Spectators can see the boats racing on six courses from any vantage point on the southern shore of Dublin Bay. As well as from the Harbour walls itself, it is also possible to see the boats from Sandycove, Dalkey and Killiney, especially when the boats compete over inshore coastal courses or have in-harbour finishes.

Very favourably. It is often compared to Cowes, Britain's biggest regatta on the Isle of Wight that has 1,000 entries. However, sailors based in the north of England have to travel three times the distance to get to Cowes as they do to Dun Laoghaire.

Dun Laoghaire Regatta is unique because of its compact site offering four different yacht clubs within the harbour and the race tracks' proximity, just a five-minute sail from shore. International sailors also speak of its international travel connections and being so close to Dublin city. The regatta also prides itself on balancing excellent competition with good fun ashore.

The Organising Authority (OA) of Volvo Dun Laoghaire Regatta is Dublin Bay Regattas Ltd, a not-for-profit company, beneficially owned by Dun Laoghaire Motor Yacht Club (DMYC), National Yacht Club (NYC), Royal Irish Yacht Club (RIYC) and Royal St George Yacht Club (RSGYC).

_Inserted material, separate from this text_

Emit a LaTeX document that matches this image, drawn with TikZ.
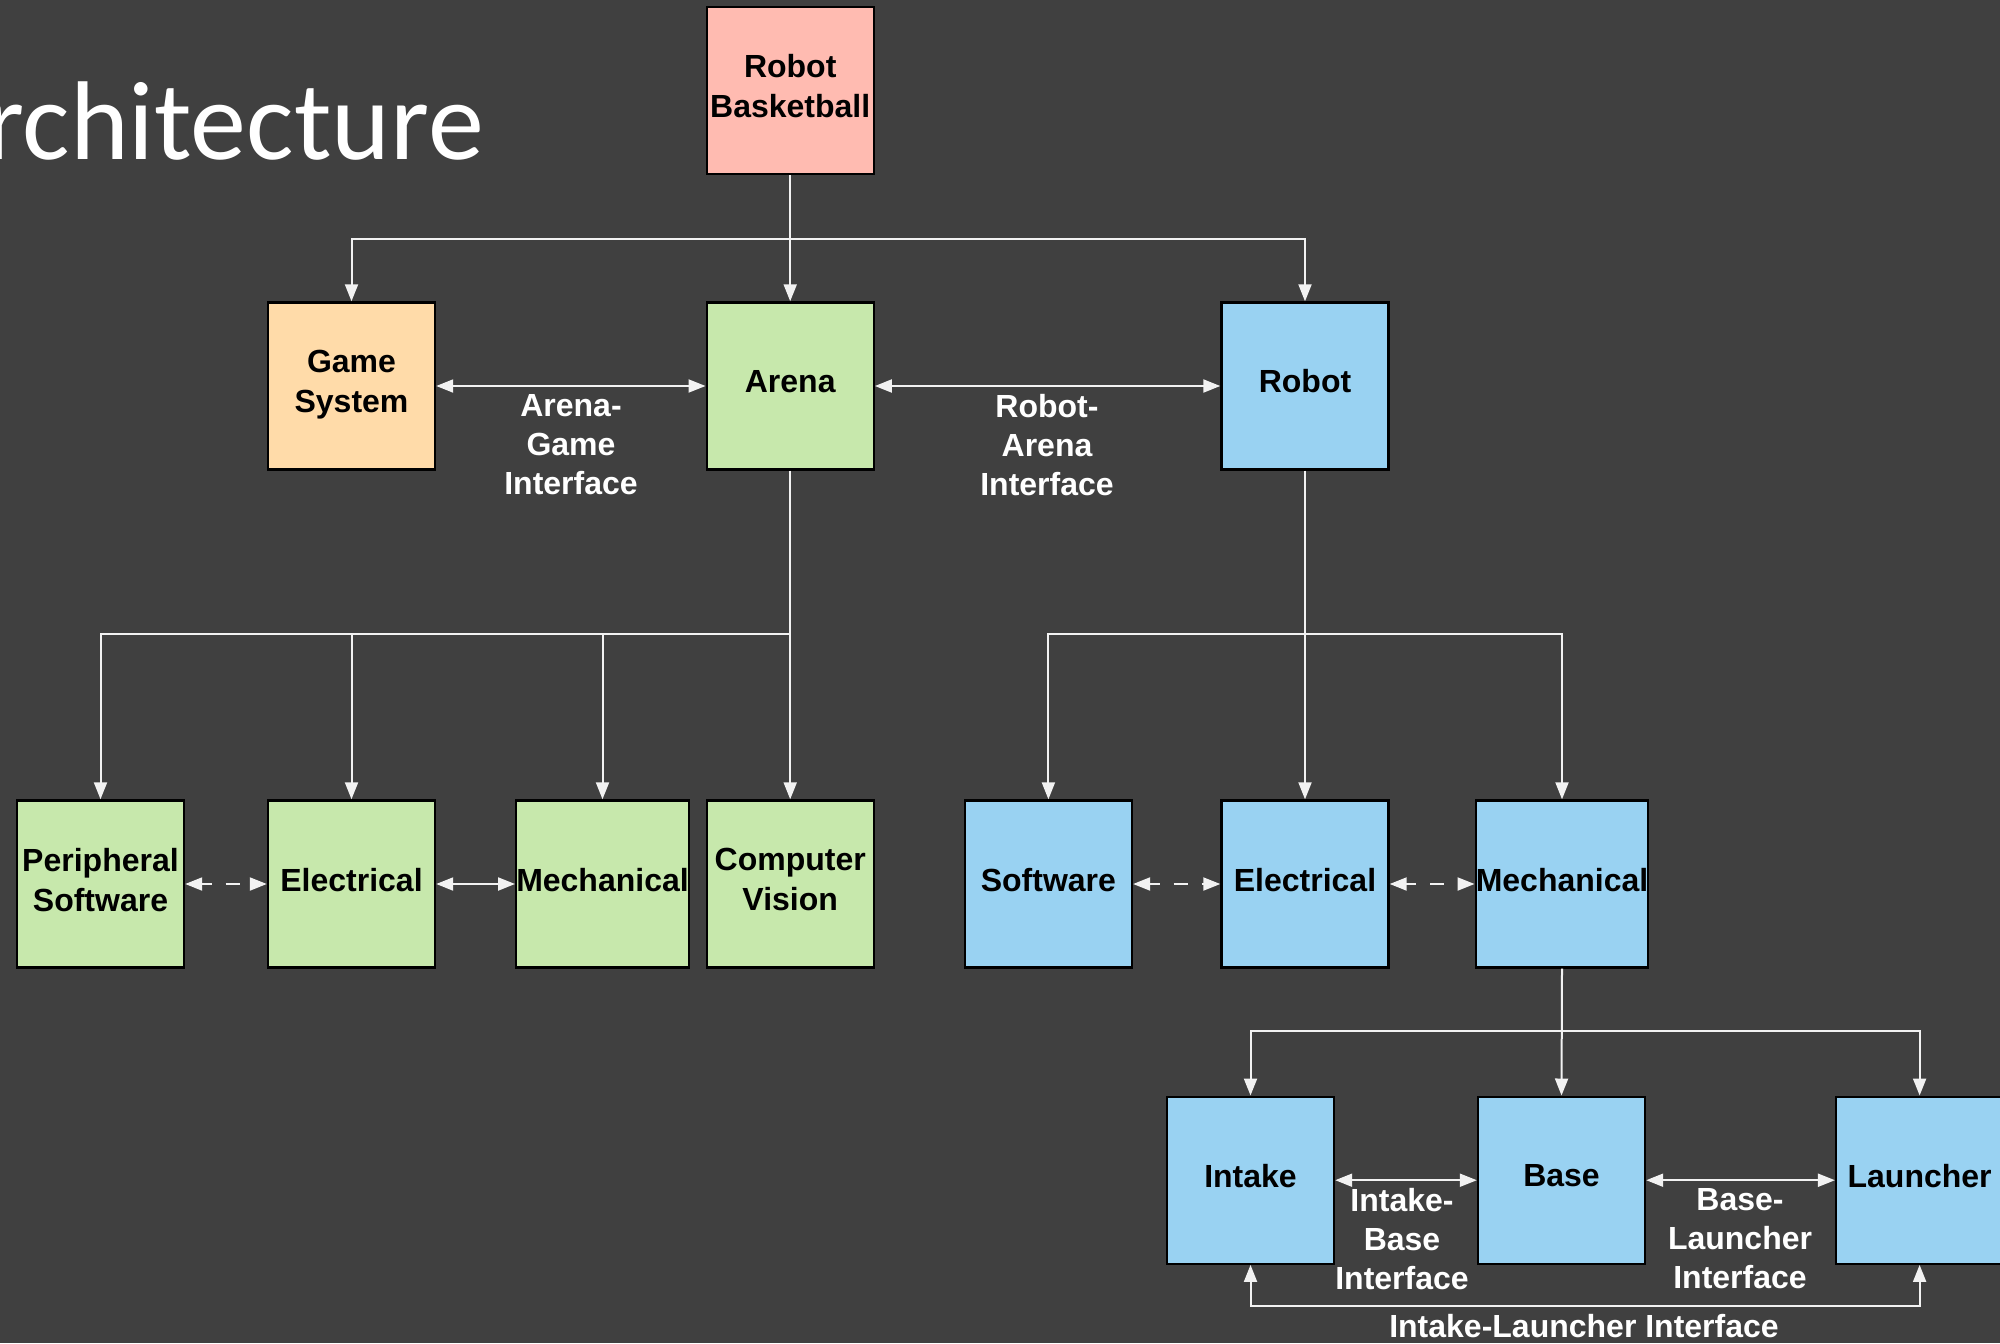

The Irish Marine Federation launched a case study on the 2009 Volvo Dun Laoghaire Regatta's socio-economic significance. Over four days, the study (carried out by Irish Sea Marine Leisure Knowledge Network) found the event was worth nearly €3million to the local economy over the four days of the event. Typically the Royal Marine Hotel and Haddington Hotel and other local providers are fully booked for the event.